▶ _STATED EXERCISE_: Only the lines from the start of the data to the line containing "import matplotlib.pyplot as plt", both included, should be output, exactly and without pictures.

▶ _Records with drawing code_:

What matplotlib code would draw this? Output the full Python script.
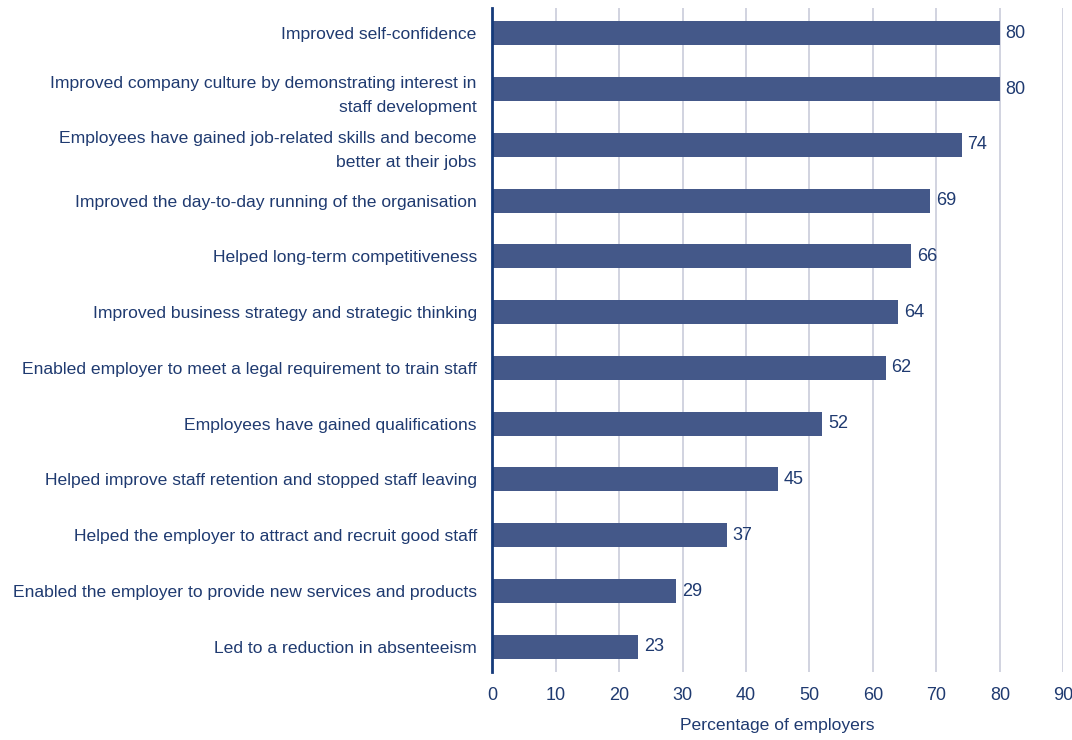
import matplotlib.pyplot as plt

benefits = [
    "Improved self-confidence",
    "Improved company culture by demonstrating interest in\nstaff development",
    "Employees have gained job-related skills and become\nbetter at their jobs",
    "Improved the day-to-day running of the organisation",
    "Helped long-term competitiveness",
    "Improved business strategy and strategic thinking",
    "Enabled employer to meet a legal requirement to train staff",
    "Employees have gained qualifications",
    "Helped improve staff retention and stopped staff leaving",
    "Helped the employer to attract and recruit good staff",
    "Enabled the employer to provide new services and products",
    "Led to a reduction in absenteeism",
]
percentages = [80, 80, 74, 69, 66, 64, 62, 52, 45, 37, 29, 23]
x_ticks = [0, 10, 20, 30, 40, 50, 60, 70, 80, 90]

text_col = "#1f3a70"
bar_col = "#445889"

plt.rcParams['font.family'] = ['Liberation Sans', 'DejaVu Sans']

fig = plt.figure(figsize=(10.72, 7.40), dpi=100)
ax = fig.add_axes([0.459, 0.092, 0.533, 0.897])

pos = list(range(len(benefits)))
ax.barh(pos, percentages, height=0.43, color=bar_col, zorder=3)
for y, v in zip(pos, percentages):
    ax.text(v + 0.9, y, str(v), va='center', ha='left', fontsize=13, color=text_col)

ax.set_ylim(len(benefits) - 0.55, -0.45)
ax.set_xlim(0, 90)
ax.set_yticks(pos)
ax.set_yticklabels(benefits, fontsize=12.6, color=text_col, linespacing=1.75)
ax.set_xticks(x_ticks)
ax.set_xticklabels([str(t) for t in x_ticks], fontsize=13, color=text_col)
ax.tick_params(length=0, pad=11)
ax.tick_params(axis='y', pad=11)
ax.set_xlabel("Percentage of employers", fontsize=12.6, color=text_col, labelpad=10)

ax.grid(axis='x', color="#c9ccda", linewidth=1.2, zorder=0)
for s in ['top', 'right', 'bottom']:
    ax.spines[s].set_visible(False)
ax.spines['left'].set_color("#153a7a")
ax.spines['left'].set_linewidth(2)
ax.spines['left'].set_zorder(4)

fig.savefig("out.png", dpi=100)
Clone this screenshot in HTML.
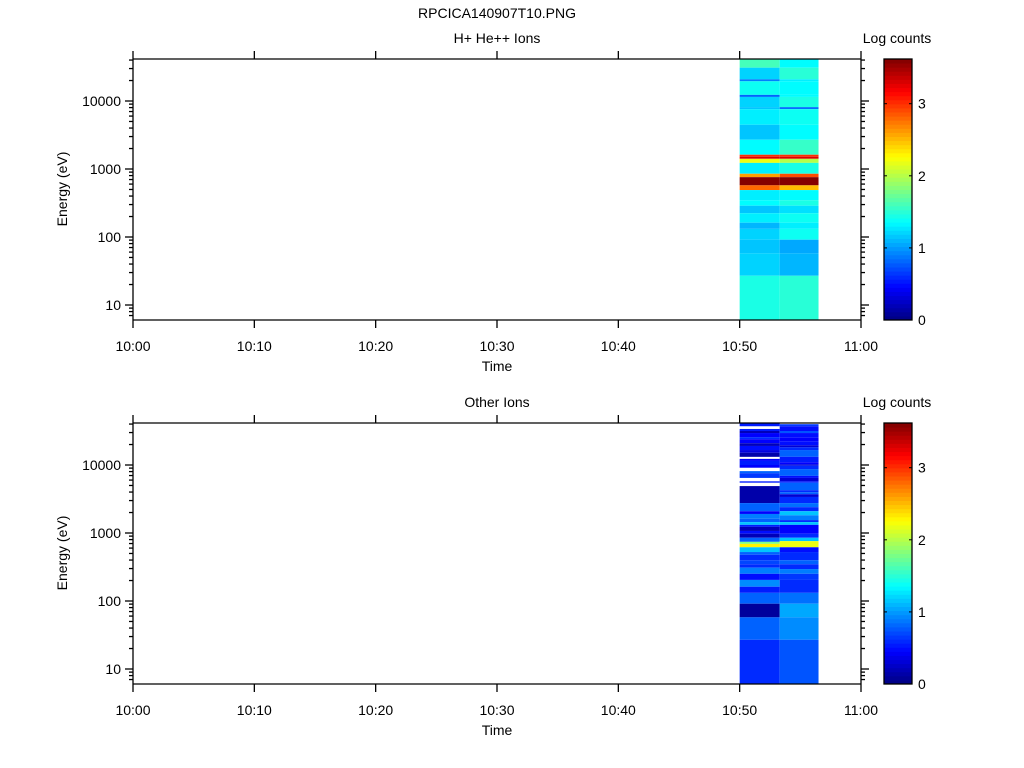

▶ _ANSWER TO THE TASK_:
What matplotlib code would draw this? Output the full Python script.
import matplotlib.pyplot as plt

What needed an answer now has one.